Features provide the rationalisation and justification of the purchase decisions which have been determined by consumers who have advanced to that final phase of the buying process. In absolute and relative terms they represent a small percentage of the market potential.

Thus, much potential is currently being forsaken because of common basic practises which are being displayed in pursuit of the important but superficial “false God”, cashflow.

APPEALING ALTERNATIVES

 

Advertising, regardless of the media utilised (including television, radio, print, poster, email, direct mail, coupons and loyalty programmes) can and should be enhanced by three key words which research has established resonate with consumers, stimulate interest, generate additional store traffic and are the catalysts for greater sales and profits.

Sadly, analysis of the current and recent advertising campaigns of major electrical appliance retailers reveal many do not include those key triggers.

THE RIGHT SETTING

 

A positive and appealing store ambience and a good shopping experience have become established imperatives for sustainable, successful retailers.

Integral to both is the astute deployment of the six dimensions of creative and effective merchandising.

A seeming current overemphasis on the aspect of “visual” limits potential and actual sales. Consumers consider static displays boring. The employment and deployment of other sensory factors in displays can and will stimulate interest, sales and satisfaction.

DARE TO BE DIFFERENT

 

All businesses regardless of sector and discipline, have the potential for and possibly the need to be different.

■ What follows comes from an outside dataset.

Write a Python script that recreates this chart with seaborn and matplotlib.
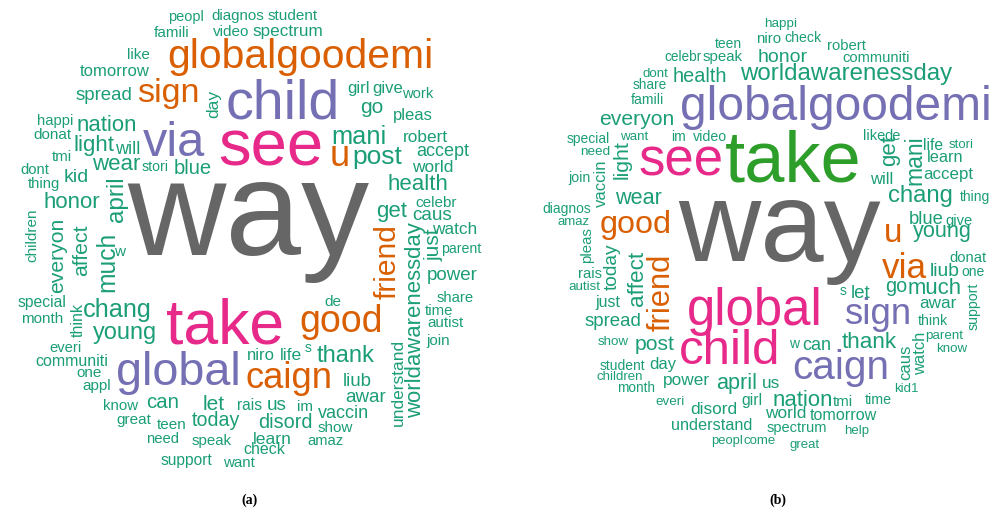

A long record of success suggests that electrical appliance retail professionals, like many others, have the skills, experience and expertise to change and to benefit from a new approach to communicating with, educating, inspiring and influencing existing, future and past clients.

In seeking the “right” answer, it is important to ask the right question. A tight focus on cashflow and discounting may not be the answer, nor the appropriate leading question.